I've been following the advice of Matt Colville from YouTube, and introduced a Skill Challenge to model the party's escape from an exploding dungeon. Using some of the guidelines from his video (and the 4e rules), I came up with the following skill challenge for five 6th level characters....
10 successes before 3 failures. DC 15 checks. Accepted skills included: Perception, Athletics, Acrobatics, Survival, Nature, (or others if you could make a convincing argument). Failure was 9 points of damage unless someone could negate the failed check with a successful check.
So the group didn't come close to the 10 successes. After setting up the conditions of the skill challenge, it became impossible to "walk it back" even as things were clearly going bad. However, after letting the dice fall where they may, I tried to be accommodating for letting the players bring in new characters or to bring back their previous characters with as little setbacks as possible.
I guess my question is ... do any of you think skill challenges are worth having?
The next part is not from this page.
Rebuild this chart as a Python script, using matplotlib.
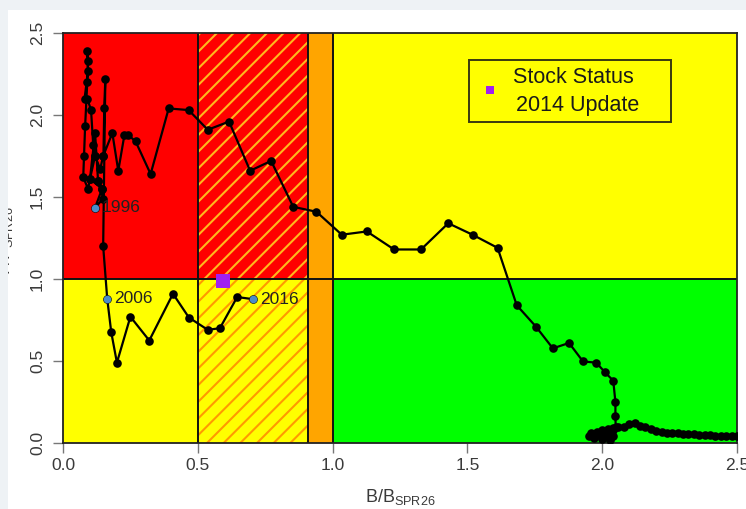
import matplotlib
matplotlib.use("Agg")
import matplotlib.pyplot as plt
from matplotlib.patches import Rectangle

plt.rcParams['font.family'] = ['Liberation Sans', 'DejaVu Sans']
plt.rcParams['mathtext.fontset'] = 'custom'
plt.rcParams['mathtext.rm'] = 'Liberation Sans'
plt.rcParams['mathtext.default'] = 'regular'
plt.rcParams['hatch.linewidth'] = 1.5

# stock trajectory, oldest year first (B/Bspr26, F/Fspr26)
b_ratio = [2.50, 2.48, 2.46, 2.44, 2.42, 2.40, 2.38, 2.36, 2.34, 2.32, 2.30, 2.28,
           2.26, 2.24, 2.22, 2.20, 2.18, 2.16, 2.14, 2.12, 2.10, 2.08, 2.06,
           2.04, 2.02, 2.00, 1.98, 1.96, 1.95, 1.97, 2.00, 2.03, 2.04, 2.02, 1.99,
           2.01, 2.04, 2.05,
           2.049, 2.049, 2.041, 2.011, 1.978, 1.929, 1.877, 1.817, 1.754, 1.683,
           1.612, 1.519, 1.429, 1.328, 1.228, 1.127, 1.034, 0.940, 0.854, 0.772,
           0.694, 0.616, 0.537, 0.466, 0.392, 0.325, 0.269, 0.240, 0.228, 0.205,
           0.183, 0.149, 0.138, 0.119, 0.112, 0.104, 0.090, 0.080, 0.093, 0.090,
           0.093, 0.090, 0.082, 0.078, 0.075, 0.093, 0.100, 0.119, 0.130, 0.145,
           0.119,
           0.149, 0.130, 0.145, 0.100, 0.119, 0.150, 0.153, 0.157, 0.149,
           0.164,
           0.179, 0.200, 0.250, 0.320, 0.408, 0.467, 0.537, 0.582, 0.646,
           0.705]
f_ratio = [0.04, 0.04, 0.045, 0.045, 0.045, 0.05, 0.05, 0.05, 0.055, 0.055, 0.055, 0.06,
           0.06, 0.06, 0.065, 0.075, 0.085, 0.095, 0.105, 0.12, 0.115, 0.10, 0.095,
           0.09, 0.085, 0.08, 0.07, 0.06, 0.045, 0.03, 0.025, 0.02, 0.04, 0.06, 0.05,
           0.035, 0.08, 0.10,
           0.165, 0.25, 0.38, 0.43, 0.49, 0.497, 0.61, 0.577, 0.71, 0.84,
           1.19, 1.27, 1.34, 1.18, 1.18, 1.29, 1.27, 1.41, 1.44, 1.72,
           1.66, 1.96, 1.91, 2.03, 2.04, 1.64, 1.84, 1.88, 1.88, 1.66,
           1.89, 1.75, 1.67, 1.75, 1.82, 2.03, 2.10, 2.10, 2.27, 2.39,
           2.33, 2.20, 1.93, 1.75, 1.62, 1.55, 1.61, 1.89, 1.60, 1.55,
           1.435,
           1.49, 1.60, 1.55, 1.61, 1.75, 1.75, 2.04, 2.22, 1.20,
           0.88,
           0.675, 0.49, 0.77, 0.625, 0.91, 0.765, 0.69, 0.70, 0.89,
           0.877]

label_years = ['1996', '2006', '2016']
label_b = [0.119, 0.164, 0.705]
label_f = [1.435, 0.88, 0.877]

status_b = [0.593]
status_f = [0.99]

# control rule zone edges
b_lim = 0.5
b_buffer = 0.91
b_target = 1.0
f_target = 1.0
x_max = 2.5
y_max = 2.5

RED = '#FF0000'
YELLOW = '#FFFF00'
GREEN = '#00FF00'
ORANGE = '#FFA500'

fig = plt.figure(figsize=(7.46, 5.09), dpi=100)
fig.patch.set_facecolor('white')
ax = fig.add_axes([63 / 746, 66 / 509, 674 / 746, 410 / 509])

ax.add_patch(Rectangle((0, f_target), b_lim, y_max - f_target, facecolor=RED, lw=0, zorder=0))
ax.add_patch(Rectangle((0, 0), b_lim, f_target, facecolor=YELLOW, lw=0, zorder=0))
ax.add_patch(Rectangle((b_lim, f_target), b_buffer - b_lim, y_max - f_target,
                       facecolor=RED, edgecolor='#FFB81E', hatch='//', lw=0, zorder=0))
ax.add_patch(Rectangle((b_lim, 0), b_buffer - b_lim, f_target,
                       facecolor=YELLOW, edgecolor='#FF9A00', hatch='//', lw=0, zorder=0))
ax.add_patch(Rectangle((b_buffer, 0), b_target - b_buffer, y_max, facecolor=ORANGE, lw=0, zorder=0))
ax.add_patch(Rectangle((b_target, f_target), x_max - b_target, y_max - f_target,
                       facecolor=YELLOW, lw=0, zorder=0))
ax.add_patch(Rectangle((b_target, 0), x_max - b_target, f_target, facecolor=GREEN, lw=0, zorder=0))

for xv in (b_lim, b_buffer, b_target):
    ax.axvline(xv, color='#111111', lw=1.4, zorder=1)
ax.axhline(f_target, color='#111111', lw=1.4, zorder=1)

ax.plot(b_ratio, f_ratio, color='black', lw=1.6, marker='o', ms=6.2,
        markeredgewidth=0, zorder=3)
ax.plot(label_b, label_f, 'o', color='#4A8CC8', ms=5.5, markeredgewidth=0, zorder=4)
for yr, xb, yf in zip(label_years, label_b, label_f):
    ax.annotate(yr, (xb, yf), xytext=(5, 0), textcoords='offset points',
                ha='left', va='center', fontsize=12.5, color='#222222', zorder=4)

ax.plot(status_b, status_f, 's', color='#A020F0', ms=10, markeredgewidth=0, zorder=5)

# legend box
ax.add_patch(Rectangle((1.507, 1.957), 0.75, 0.38, facecolor=YELLOW,
                       edgecolor='#3a3a10', lw=1.4, zorder=5))
ax.plot([1.582], [2.153], 's', color='#A020F0', ms=6, markeredgewidth=0, zorder=6)
ax.text(1.892, 2.227, 'Stock Status', ha='center', va='center', fontsize=15.5,
        color='#1a1a1a', zorder=6)
ax.text(1.907, 2.06, '2014 Update', ha='center', va='center', fontsize=15.5,
        color='#1a1a1a', zorder=6)

ax.set_xlim(0, x_max)
ax.set_ylim(0, y_max)
ticks = [0.0, 0.5, 1.0, 1.5, 2.0, 2.5]
ax.set_xticks(ticks)
ax.set_yticks(ticks)
ax.set_xticklabels([f'{t:.1f}' for t in ticks])
ax.set_yticklabels([f'{t:.1f}' for t in ticks], rotation=90, va='center')
ax.tick_params(direction='out', length=7, width=1, color='#777777',
               labelsize=12.5, labelcolor='#3a3a3a')
ax.tick_params(axis='x', pad=4)
ax.tick_params(axis='y', pad=6)
for sp in ax.spines.values():
    sp.set_color('#222222')
    sp.set_linewidth(1.3)

ax.set_xlabel('B/B$_{SPR26}$', fontsize=13, color='#3a3a3a', labelpad=10)
fig.text(15 / 746, 0.528, 'F/F$_{SPR26}$', rotation=90, ha='right', va='center',
         fontsize=13, color='#3a3a3a')

# page margins around the panel
fig.add_artist(Rectangle((0, 1 - 10 / 509), 1, 10 / 509, transform=fig.transFigure,
                         facecolor='#EEF2F5', lw=0, zorder=10))
fig.add_artist(Rectangle((0, 0), 8 / 746, 1, transform=fig.transFigure,
                         facecolor='#EEF2F5', lw=0, zorder=10))

fig.savefig('out.png', dpi=100, facecolor='white')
Do you have any rules of thumb when designing them?
i recall that video and came away thinking "nope" myself but hey...
At the start in my 5e game i setup that we would resolve any extended task with a three-way or trios save race to three just like how death saves are handled except that actual skills and such are involved.
Since i also establish that the definition of failure in the PHB for ability checks will be used - and so i can as Gm decide any failed skill roll is still "some progress with setbck" that leaves a lot of room for how things pan out in the race to three. I myself have not seen any real gain in going mix-n-match on the number of successes thing, given the difficulty, types of skills, time for each check and so forth are all variable... i mean at some point you do need some part of your resolution system to be a foundation the rest is built-on right?
So, i lock down that we will resolve with the race to three and then let the other variables be the way the specifics of the event play into the scenes.
FYI - back in the days of VtM 1st ed, they used task checks with all three of the following varying by task:
Number of dice rolled.
Threshold on each die needed for success
Number of wins needed for "success".
that made for a very frankly busted system where at times the very broken math got in the way.
You really need one element of your resolution process to be locked down as a foundation IMO for the system to be playable with reasonable play, IMO. otherwise you get surprised more than you would like, in my experience.
In play in 5e this has worked out great. Each paretial success gives them a lead, often failures are "you get farther but now that is a tapped resource and you have to look elsewhere or try something else - different skill" so the resreach got you only so far at the church but it did lead you to the options of a hermit or the larger library in another town or maybe some ancient caves nearby to try for more answers.